13 Responses to Glamorous garden flowers – The Iris

  1. I am not fond of irises but I do love their colors, and I think they would make fantastic scarf inspirations.

    • agnesashe says:

      Yes, their range of colours is quite amazing. As a cut flower, I think with irises, it’s a case of less is definitely more. Personally I like the Japanese Ikebana arrangements with their restrained use of irises.

  2. Frivolous says:

    You Dad’s flowers do look lovely. Just a pity that the bees can’t get at them now. Sometimes I have put a vase of bought cut flowers out during the day, for the bees, but I don’t know if that works the same or they can tell the difference.

    • agnesashe says:

      Oh I don’t see why the bees wouldn’t visit if there was accessible nectar! My father’s old garden had quite a few plants chosen for bees, plenty of single, easy access blooms. However, his Californian Lilac (ceanothus ‘Dark Star’) was the bees number one favourite with the whole large shrub positively humming for several weeks.

  3. margaret21 says:

    I really learnt to appreciate the iris in France. So many subtle shades I’ve rarely seen here, and massed in wonderful blocks of colour. Lovely post.

    • agnesashe says:

      Yes, France is renowned for their iris breeders and I saw (on Gardeners’ World I think) that the famous Cayeux have shown at Chelsea now for several years. Some of their unusual colour combinations are stunning.

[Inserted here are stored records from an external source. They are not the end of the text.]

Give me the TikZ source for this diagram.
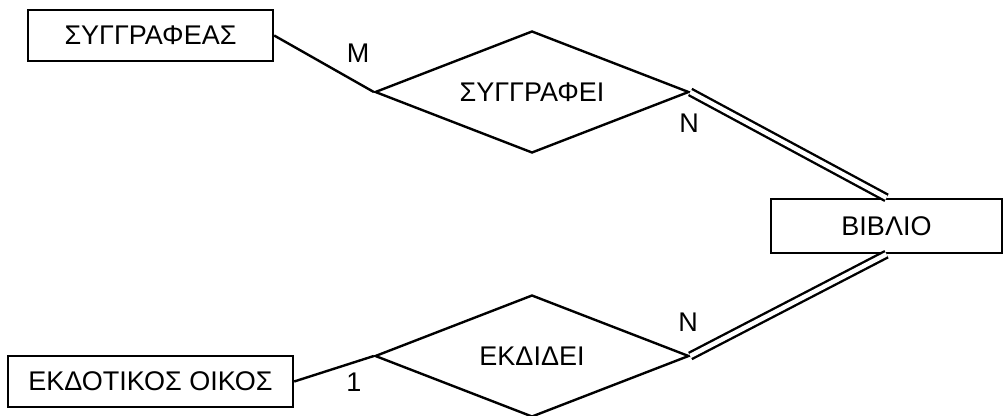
\documentclass[tikz,border=0pt]{standalone}
\usepackage{fontspec}
\setmainfont{Liberation Sans}
\usetikzlibrary{shapes.geometric}

\begin{document}
\begin{tikzpicture}[x = 1pt, y = -1pt, line width = 2.4pt,
		every node/.style = {font = \fontsize{27}{32}\selectfont},
		entity/.style = {draw, rectangle, minimum height = 51pt, inner sep = 0pt},
		relation/.style = {draw, diamond, aspect = 2.6, minimum width = 314pt, minimum height = 122pt, inner sep = 0pt},
		total/.style = {double, double distance = 4.5pt}]
		\useasboundingbox (0, 0) rectangle (1004, 415);
		% entities
		\node [entity, minimum width = 245pt] (author) at (150.5, 35.5) {ΣΥΓΓΡΑΦΕΑΣ};
		\node [entity, minimum width = 231pt, minimum height = 54pt] (book) at (886.5, 226) {ΒΙΒΛΙΟ};
		\node [entity, minimum width = 285pt] (publisher) at (150.5, 381.5) {ΕΚΔΟΤΙΚΟΣ ΟΙΚΟΣ};
		% relationships
		\node [relation] (writes) at (532, 92) {ΣΥΓΓΡΑΦΕΙ};
		\node [relation] (publishes) at (532, 356) {ΕΚΔΙΔΕΙ};
		% connections
		\draw (author.east) -- (writes.west);
		\draw [total] (writes.east) -- (book.north);
		\draw [total] (book.south) -- (publishes.east);
		\draw (publishes.west) -- (publisher.east);
		% cardinalities
		\node (cardM) at (358, 53) {M};
		\node (cardNw) at (689, 123) {N};
		\node (cardNp) at (688, 322) {N};
		\node (cardOne) at (354, 382) {1};
	\end{tikzpicture}
\end{document}
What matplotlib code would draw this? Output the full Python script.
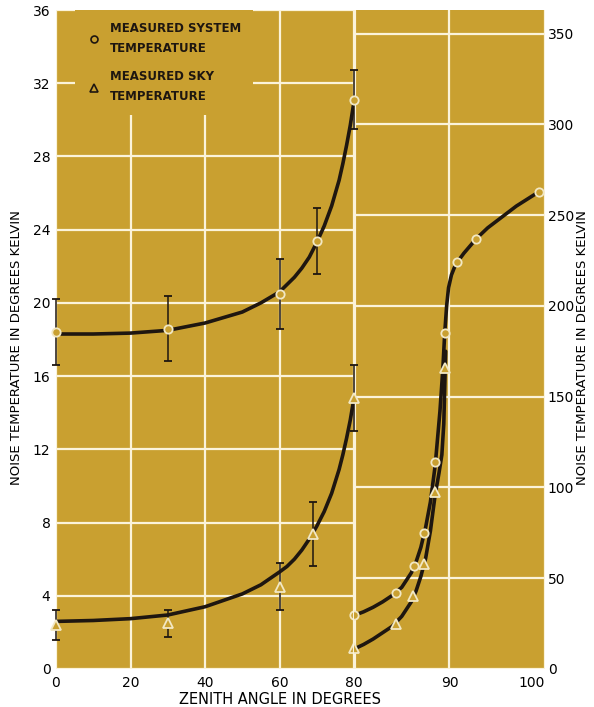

  4. Well, we just bought a bunch at the markets this morning – purple. And some golden yellow tiger lilies. Not sure whether that is sacrilegious, but it’s the best we can do seeing we don’t have a garden 🙂 That second last shot would make a fabulous scarf – but surely it would be very complicated to create?

    • agnesashe says:

      Not sacrilegious at all if grown for cutting – my father’s were originally planted to brighten up a very dry and free draining slope in the garden. However, as he has been too poorly to get down the garden I thought their display was being wasted this year. Of course, there is that old allotment tradition of having beds of irises, dahlias or chrysanthemums for cutting. Am temporarily with my father in a flat whilst house-hunting and the idea of an allotment is very appealing!

      • It’s not a system that gained popularity in australia (allotments), probably because space wasn’t an issue originally. Whenever I see it in English programs it looks very convivial. You do need soul nurturing so that is a good solution. In the space of a few days our irises have moved from barely visible buds to full bloom with yellow throats. . By market day, three days away, it will be time to replace them. And no bees visiting of course 😀

      • agnesashe says:

        I did wonder about allotments in Australia. I didn’t think with all your space it would be of much interest. I used to think it was a very British thing, but when I lived in Germany many people had allotments with a ‘grand’ shed that they spent most of their summer weekends at.😊

  5. rthepotter says:

    Iris are just gorgeous – such a unique and complex shape. My flag iris died on me, but the siberian iris are still going strong. This year the Japanese water iris look as if they might put on a real show in the teeny pond – waiting with hope.

    • agnesashe says:

      Yes, I lost a flag iris too. Thought they were pretty easy to grow. On reflection perhaps it required more constant moisture than fluctuations between being flooded to nearly bone dry? Looking forward to seeing the Japanese water iris photos. 😊

      • rthepotter says:

        I think my flag iris were eaten by something. Water iris now out and photo posted. Not as robust as flags – more suited to water colour than oils, do you think?